Ahondando en las celebraciones de todo tipo, es bastante congruente considerar el cenizo como día mundial de la celebración pagana o católica. O quizás cristiana. Porque no de otra manera se pueden definir los derroteros que estamos alcanzando con tanta ceniza y tan poco cenicero. En sus inicios, esas cenizas, estaban respaldadas por los senderos del monte Calvario, por las espinas de las coronas de reyes enjuiciados como los de ahora y por los soldados de lanza en mano y vinagre en los trapos, pero por esa misma regla de tres, no parece muy sensato que la ceniza sea santificada en las alturas, mientras haya tanta incongruencia en las partes bajas. Esas que manejan los ciudadanos enterrando la sardina.
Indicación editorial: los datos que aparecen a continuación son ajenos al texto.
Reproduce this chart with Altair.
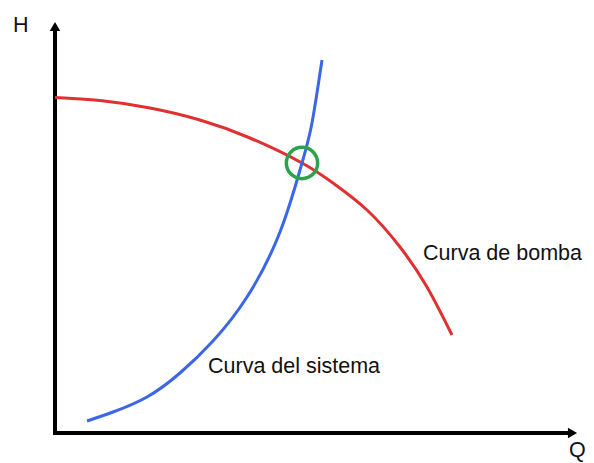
import altair as alt
import pandas as pd

# Pump curve (Curva de bomba): Q, H in arbitrary units
pump_q = [0.0, 0.9, 1.9, 2.9, 3.9, 4.94, 5.56, 6.24, 6.9, 7.44, 7.94]
pump_h = [6.71, 6.65, 6.5, 6.26, 5.9, 5.4, 5.0, 4.46, 3.72, 2.92, 1.96]

# System curve (Curva del sistema)
sys_q = [0.64, 1.16, 1.84, 2.5, 3.16, 3.84, 4.5, 4.94, 5.14, 5.34]
sys_h = [0.24, 0.42, 0.72, 1.2, 1.84, 2.72, 4.02, 5.4, 6.2, 7.46]

# Operating point
op_q = [4.94]
op_h = [5.4]

# Axis extents (arrow positions)
q_axis_end = 10.3
h_axis_end = 8.06
q_arrow = 10.35
h_arrow = 8.13

# Text labels
label_text = ["Curva de bomba", "Curva del sistema", "H", "Q"]
label_q = [7.36, 3.06, -0.84, 10.28]
label_h = [3.46, 1.2, 8.02, -0.47]

W, H = 578, 470
xs = alt.Scale(domain=[-0.94, -0.94 + W / 50], nice=False, zero=False)
ys = alt.Scale(domain=[8.5 - H / 50, 8.5], nice=False, zero=False)

def X(f):
    return alt.X(f, type="quantitative", scale=xs, axis=None)

def Y(f):
    return alt.Y(f, type="quantitative", scale=ys, axis=None)

pump = pd.DataFrame({"q": pump_q, "h": pump_h})
system = pd.DataFrame({"q": sys_q, "h": sys_h})
op = pd.DataFrame({"q": op_q, "h": op_h})
labels = pd.DataFrame({"t": label_text, "q": label_q, "h": label_h})

axes_df = pd.DataFrame({
    "q": [0.0, -0.04],
    "h": [-0.04, 0.0],
    "q2": [0.0, q_axis_end],
    "h2": [h_axis_end, 0.0],
})

axes = alt.Chart(axes_df).mark_rule(color="black", strokeWidth=4).encode(
    x=X("q"), y=Y("h"), x2="q2", y2="h2"
)

arrow_up = alt.Chart(pd.DataFrame({"q": [0.0], "h": [h_arrow]})).mark_point(
    shape="triangle-up", filled=True, size=110, color="black", opacity=1
).encode(x=X("q"), y=Y("h"))

arrow_right = alt.Chart(pd.DataFrame({"q": [q_arrow], "h": [0.0]})).mark_point(
    shape="triangle-right", filled=True, size=110, color="black", opacity=1
).encode(x=X("q"), y=Y("h"))

pump_line = alt.Chart(pump).mark_line(
    color="#e0302f", strokeWidth=3, interpolate="natural"
).encode(x=X("q"), y=Y("h"))

sys_line = alt.Chart(system).mark_line(
    color="#3b66e8", strokeWidth=3, interpolate="natural"
).encode(x=X("q"), y=Y("h"))

circle = alt.Chart(op).mark_point(
    shape="circle", filled=False, size=980, color="#2ca24c", strokeWidth=3.5, opacity=1
).encode(x=X("q"), y=Y("h"))

text = alt.Chart(labels).mark_text(
    align="left", baseline="alphabetic", font="Liberation Sans", fontSize=21.5, color="#111111"
).encode(x=X("q"), y=Y("h"), text="t")

chart = alt.layer(axes, arrow_up, arrow_right, pump_line, sys_line, circle, text).properties(
    width=W, height=H, autosize=alt.AutoSizeParams(type="none"), padding=0
).configure_view(stroke=None)

chart.save("out.html", embed_options={"renderer": "svg", "actions": False})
Mientras, los de siempre parecen que vayan a lo suyo, jugando a divertirse de manera cínica de quienes les han votado, se dedican a derramar cenizas, ascuas y polvo de chimenea para atorar, crear carrasperas y hacer el aire irrespirable. Son esos que no tienen dignidad y siguen presidiendo países, partidos políticos o cámaras de cuentas de bancos embargados. Son aquellos que aumentan el gasto de puestos de confianza, de las partidas presupuestarias militares y de facturas falsificadas. Aguafiestas profesionales. Estamos asistiendo a una cuaresma permanente donde los miércoles de ceniza no son ya lo que eran pero donde los jueves, los viernes y las demás fiestas de guardar acaban simpatizando con los calendarios y se enorgullecen que, en todos los meses sean pocos los días, en los que no se puede celebrar ninguna fiesta a la ceniza. Por rubor, personal o social, o por miedo a los dirigentes de la represión y de la postura de la virgencita que me quede como estoy. De esa ceniza que nos ensucia el alma y que nos ahoga los pulmones. La de que no es lo mismo ser cenizo, que estar permanentemente embadurnado en ceniza. De la que deberíamos apostatar. Por aquello de que polvo somos y en polvo nos convertiremos.